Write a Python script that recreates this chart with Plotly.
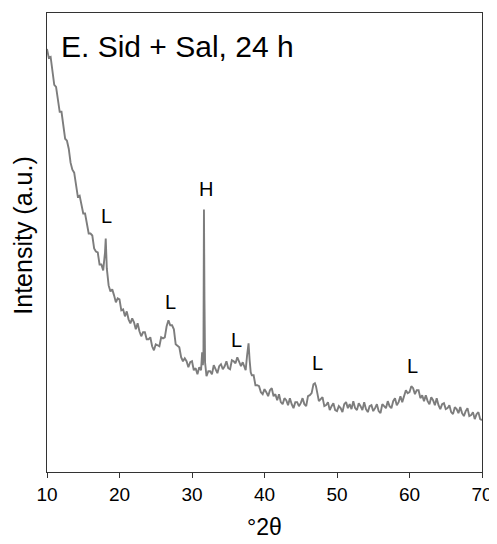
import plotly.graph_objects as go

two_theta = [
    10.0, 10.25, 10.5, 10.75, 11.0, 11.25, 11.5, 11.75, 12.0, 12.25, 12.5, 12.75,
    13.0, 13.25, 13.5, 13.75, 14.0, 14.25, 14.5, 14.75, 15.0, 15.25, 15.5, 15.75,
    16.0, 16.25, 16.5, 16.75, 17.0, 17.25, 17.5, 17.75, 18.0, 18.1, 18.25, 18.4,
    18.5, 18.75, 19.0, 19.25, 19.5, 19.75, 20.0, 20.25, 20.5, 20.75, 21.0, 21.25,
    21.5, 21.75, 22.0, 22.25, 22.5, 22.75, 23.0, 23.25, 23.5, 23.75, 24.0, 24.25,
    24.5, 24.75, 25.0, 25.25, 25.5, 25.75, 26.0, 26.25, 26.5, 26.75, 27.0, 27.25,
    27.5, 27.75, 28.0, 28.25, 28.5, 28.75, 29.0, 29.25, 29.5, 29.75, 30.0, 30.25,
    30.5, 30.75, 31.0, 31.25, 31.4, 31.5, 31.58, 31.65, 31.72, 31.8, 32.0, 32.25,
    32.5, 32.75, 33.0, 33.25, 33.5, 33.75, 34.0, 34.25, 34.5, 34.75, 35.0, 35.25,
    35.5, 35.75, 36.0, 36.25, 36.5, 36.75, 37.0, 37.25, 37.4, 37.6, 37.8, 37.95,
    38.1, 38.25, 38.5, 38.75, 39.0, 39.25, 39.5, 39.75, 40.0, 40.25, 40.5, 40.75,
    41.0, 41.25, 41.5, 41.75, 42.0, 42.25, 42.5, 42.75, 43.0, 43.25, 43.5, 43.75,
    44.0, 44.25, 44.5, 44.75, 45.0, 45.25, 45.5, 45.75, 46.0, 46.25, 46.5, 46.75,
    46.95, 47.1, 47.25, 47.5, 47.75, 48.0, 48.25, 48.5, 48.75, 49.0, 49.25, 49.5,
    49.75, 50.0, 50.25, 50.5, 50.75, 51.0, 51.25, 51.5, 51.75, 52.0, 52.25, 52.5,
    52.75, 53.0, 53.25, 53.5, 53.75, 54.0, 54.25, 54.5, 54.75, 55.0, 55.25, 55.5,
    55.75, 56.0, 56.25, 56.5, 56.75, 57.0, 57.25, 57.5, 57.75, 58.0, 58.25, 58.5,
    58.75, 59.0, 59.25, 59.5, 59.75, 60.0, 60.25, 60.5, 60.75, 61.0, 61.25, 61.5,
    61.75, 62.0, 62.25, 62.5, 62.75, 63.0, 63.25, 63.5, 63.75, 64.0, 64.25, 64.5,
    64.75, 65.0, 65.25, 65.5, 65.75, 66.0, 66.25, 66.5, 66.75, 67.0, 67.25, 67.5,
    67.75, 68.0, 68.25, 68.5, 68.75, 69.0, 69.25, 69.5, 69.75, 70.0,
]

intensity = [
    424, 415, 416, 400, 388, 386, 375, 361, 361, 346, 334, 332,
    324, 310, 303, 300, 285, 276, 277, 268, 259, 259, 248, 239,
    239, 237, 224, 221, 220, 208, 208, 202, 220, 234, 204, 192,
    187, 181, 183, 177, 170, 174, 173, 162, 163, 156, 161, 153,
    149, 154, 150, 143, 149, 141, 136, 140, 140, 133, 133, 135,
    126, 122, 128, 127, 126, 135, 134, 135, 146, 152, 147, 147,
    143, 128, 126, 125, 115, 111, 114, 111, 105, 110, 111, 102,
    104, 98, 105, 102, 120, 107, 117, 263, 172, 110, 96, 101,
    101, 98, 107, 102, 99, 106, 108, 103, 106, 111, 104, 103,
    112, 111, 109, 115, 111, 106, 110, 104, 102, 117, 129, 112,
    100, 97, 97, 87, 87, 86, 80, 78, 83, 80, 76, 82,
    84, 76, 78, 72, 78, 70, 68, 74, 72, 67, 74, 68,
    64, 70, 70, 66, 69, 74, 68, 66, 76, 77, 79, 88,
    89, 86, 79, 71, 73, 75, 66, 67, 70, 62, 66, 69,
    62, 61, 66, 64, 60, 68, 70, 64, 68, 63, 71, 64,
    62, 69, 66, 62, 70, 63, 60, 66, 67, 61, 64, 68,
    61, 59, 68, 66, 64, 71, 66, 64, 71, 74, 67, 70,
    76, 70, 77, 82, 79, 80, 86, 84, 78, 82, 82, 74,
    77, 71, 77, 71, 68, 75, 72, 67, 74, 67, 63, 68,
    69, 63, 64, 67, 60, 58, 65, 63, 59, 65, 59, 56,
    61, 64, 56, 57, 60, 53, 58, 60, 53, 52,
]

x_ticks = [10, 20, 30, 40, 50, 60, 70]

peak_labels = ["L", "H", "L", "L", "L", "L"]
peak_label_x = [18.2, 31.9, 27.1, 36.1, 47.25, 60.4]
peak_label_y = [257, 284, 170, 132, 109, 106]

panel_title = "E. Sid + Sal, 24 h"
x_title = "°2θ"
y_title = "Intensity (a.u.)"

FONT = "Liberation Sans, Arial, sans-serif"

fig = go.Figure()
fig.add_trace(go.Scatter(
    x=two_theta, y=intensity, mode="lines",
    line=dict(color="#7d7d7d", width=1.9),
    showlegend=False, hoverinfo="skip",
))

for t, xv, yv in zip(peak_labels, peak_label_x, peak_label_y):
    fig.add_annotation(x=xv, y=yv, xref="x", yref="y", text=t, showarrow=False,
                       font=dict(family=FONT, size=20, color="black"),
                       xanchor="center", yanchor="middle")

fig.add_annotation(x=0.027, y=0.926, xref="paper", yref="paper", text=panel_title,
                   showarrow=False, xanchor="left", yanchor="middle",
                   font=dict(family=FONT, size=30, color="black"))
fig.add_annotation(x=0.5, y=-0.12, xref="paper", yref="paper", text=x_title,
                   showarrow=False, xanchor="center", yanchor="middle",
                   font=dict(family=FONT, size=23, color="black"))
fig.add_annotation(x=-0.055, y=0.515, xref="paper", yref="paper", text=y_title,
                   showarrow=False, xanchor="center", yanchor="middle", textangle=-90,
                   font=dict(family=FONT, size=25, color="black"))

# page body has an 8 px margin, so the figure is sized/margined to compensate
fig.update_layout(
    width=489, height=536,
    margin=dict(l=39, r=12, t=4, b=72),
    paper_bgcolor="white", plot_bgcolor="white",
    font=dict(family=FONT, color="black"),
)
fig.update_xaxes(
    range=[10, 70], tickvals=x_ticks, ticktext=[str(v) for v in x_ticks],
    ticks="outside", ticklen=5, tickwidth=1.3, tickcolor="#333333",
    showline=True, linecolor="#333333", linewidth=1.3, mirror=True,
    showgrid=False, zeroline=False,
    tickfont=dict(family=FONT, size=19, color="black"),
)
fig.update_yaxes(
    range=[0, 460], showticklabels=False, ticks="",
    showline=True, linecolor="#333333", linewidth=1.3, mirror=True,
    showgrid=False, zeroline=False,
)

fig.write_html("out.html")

§ **SHORT TASK**: Output an exact copy of the material, with the pictures removed.

§ **RESPONSE TO THE TASK**:
Write a Python script that recreates this chart with Plotly.
import plotly.graph_objects as go

two_theta = [
    10.0, 10.25, 10.5, 10.75, 11.0, 11.25, 11.5, 11.75, 12.0, 12.25, 12.5, 12.75,
    13.0, 13.25, 13.5, 13.75, 14.0, 14.25, 14.5, 14.75, 15.0, 15.25, 15.5, 15.75,
    16.0, 16.25, 16.5, 16.75, 17.0, 17.25, 17.5, 17.75, 18.0, 18.1, 18.25, 18.4,
    18.5, 18.75, 19.0, 19.25, 19.5, 19.75, 20.0, 20.25, 20.5, 20.75, 21.0, 21.25,
    21.5, 21.75, 22.0, 22.25, 22.5, 22.75, 23.0, 23.25, 23.5, 23.75, 24.0, 24.25,
    24.5, 24.75, 25.0, 25.25, 25.5, 25.75, 26.0, 26.25, 26.5, 26.75, 27.0, 27.25,
    27.5, 27.75, 28.0, 28.25, 28.5, 28.75, 29.0, 29.25, 29.5, 29.75, 30.0, 30.25,
    30.5, 30.75, 31.0, 31.25, 31.4, 31.5, 31.58, 31.65, 31.72, 31.8, 32.0, 32.25,
    32.5, 32.75, 33.0, 33.25, 33.5, 33.75, 34.0, 34.25, 34.5, 34.75, 35.0, 35.25,
    35.5, 35.75, 36.0, 36.25, 36.5, 36.75, 37.0, 37.25, 37.4, 37.6, 37.8, 37.95,
    38.1, 38.25, 38.5, 38.75, 39.0, 39.25, 39.5, 39.75, 40.0, 40.25, 40.5, 40.75,
    41.0, 41.25, 41.5, 41.75, 42.0, 42.25, 42.5, 42.75, 43.0, 43.25, 43.5, 43.75,
    44.0, 44.25, 44.5, 44.75, 45.0, 45.25, 45.5, 45.75, 46.0, 46.25, 46.5, 46.75,
    46.95, 47.1, 47.25, 47.5, 47.75, 48.0, 48.25, 48.5, 48.75, 49.0, 49.25, 49.5,
    49.75, 50.0, 50.25, 50.5, 50.75, 51.0, 51.25, 51.5, 51.75, 52.0, 52.25, 52.5,
    52.75, 53.0, 53.25, 53.5, 53.75, 54.0, 54.25, 54.5, 54.75, 55.0, 55.25, 55.5,
    55.75, 56.0, 56.25, 56.5, 56.75, 57.0, 57.25, 57.5, 57.75, 58.0, 58.25, 58.5,
    58.75, 59.0, 59.25, 59.5, 59.75, 60.0, 60.25, 60.5, 60.75, 61.0, 61.25, 61.5,
    61.75, 62.0, 62.25, 62.5, 62.75, 63.0, 63.25, 63.5, 63.75, 64.0, 64.25, 64.5,
    64.75, 65.0, 65.25, 65.5, 65.75, 66.0, 66.25, 66.5, 66.75, 67.0, 67.25, 67.5,
    67.75, 68.0, 68.25, 68.5, 68.75, 69.0, 69.25, 69.5, 69.75, 70.0,
]

intensity = [
    424, 415, 416, 400, 388, 386, 375, 361, 361, 346, 334, 332,
    324, 310, 303, 300, 285, 276, 277, 268, 259, 259, 248, 239,
    239, 237, 224, 221, 220, 208, 208, 202, 220, 234, 204, 192,
    187, 181, 183, 177, 170, 174, 173, 162, 163, 156, 161, 153,
    149, 154, 150, 143, 149, 141, 136, 140, 140, 133, 133, 135,
    126, 122, 128, 127, 126, 135, 134, 135, 146, 152, 147, 147,
    143, 128, 126, 125, 115, 111, 114, 111, 105, 110, 111, 102,
    104, 98, 105, 102, 120, 107, 117, 263, 172, 110, 96, 101,
    101, 98, 107, 102, 99, 106, 108, 103, 106, 111, 104, 103,
    112, 111, 109, 115, 111, 106, 110, 104, 102, 117, 129, 112,
    100, 97, 97, 87, 87, 86, 80, 78, 83, 80, 76, 82,
    84, 76, 78, 72, 78, 70, 68, 74, 72, 67, 74, 68,
    64, 70, 70, 66, 69, 74, 68, 66, 76, 77, 79, 88,
    89, 86, 79, 71, 73, 75, 66, 67, 70, 62, 66, 69,
    62, 61, 66, 64, 60, 68, 70, 64, 68, 63, 71, 64,
    62, 69, 66, 62, 70, 63, 60, 66, 67, 61, 64, 68,
    61, 59, 68, 66, 64, 71, 66, 64, 71, 74, 67, 70,
    76, 70, 77, 82, 79, 80, 86, 84, 78, 82, 82, 74,
    77, 71, 77, 71, 68, 75, 72, 67, 74, 67, 63, 68,
    69, 63, 64, 67, 60, 58, 65, 63, 59, 65, 59, 56,
    61, 64, 56, 57, 60, 53, 58, 60, 53, 52,
]

x_ticks = [10, 20, 30, 40, 50, 60, 70]

peak_labels = ["L", "H", "L", "L", "L", "L"]
peak_label_x = [18.2, 31.9, 27.1, 36.1, 47.25, 60.4]
peak_label_y = [257, 284, 170, 132, 109, 106]

panel_title = "E. Sid + Sal, 24 h"
x_title = "°2θ"
y_title = "Intensity (a.u.)"

FONT = "Liberation Sans, Arial, sans-serif"

fig = go.Figure()
fig.add_trace(go.Scatter(
    x=two_theta, y=intensity, mode="lines",
    line=dict(color="#7d7d7d", width=1.9),
    showlegend=False, hoverinfo="skip",
))

for t, xv, yv in zip(peak_labels, peak_label_x, peak_label_y):
    fig.add_annotation(x=xv, y=yv, xref="x", yref="y", text=t, showarrow=False,
                       font=dict(family=FONT, size=20, color="black"),
                       xanchor="center", yanchor="middle")

fig.add_annotation(x=0.027, y=0.926, xref="paper", yref="paper", text=panel_title,
                   showarrow=False, xanchor="left", yanchor="middle",
                   font=dict(family=FONT, size=30, color="black"))
fig.add_annotation(x=0.5, y=-0.12, xref="paper", yref="paper", text=x_title,
                   showarrow=False, xanchor="center", yanchor="middle",
                   font=dict(family=FONT, size=23, color="black"))
fig.add_annotation(x=-0.055, y=0.515, xref="paper", yref="paper", text=y_title,
                   showarrow=False, xanchor="center", yanchor="middle", textangle=-90,
                   font=dict(family=FONT, size=25, color="black"))

# page body has an 8 px margin, so the figure is sized/margined to compensate
fig.update_layout(
    width=489, height=536,
    margin=dict(l=39, r=12, t=4, b=72),
    paper_bgcolor="white", plot_bgcolor="white",
    font=dict(family=FONT, color="black"),
)
fig.update_xaxes(
    range=[10, 70], tickvals=x_ticks, ticktext=[str(v) for v in x_ticks],
    ticks="outside", ticklen=5, tickwidth=1.3, tickcolor="#333333",
    showline=True, linecolor="#333333", linewidth=1.3, mirror=True,
    showgrid=False, zeroline=False,
    tickfont=dict(family=FONT, size=19, color="black"),
)
fig.update_yaxes(
    range=[0, 460], showticklabels=False, ticks="",
    showline=True, linecolor="#333333", linewidth=1.3, mirror=True,
    showgrid=False, zeroline=False,
)

fig.write_html("out.html")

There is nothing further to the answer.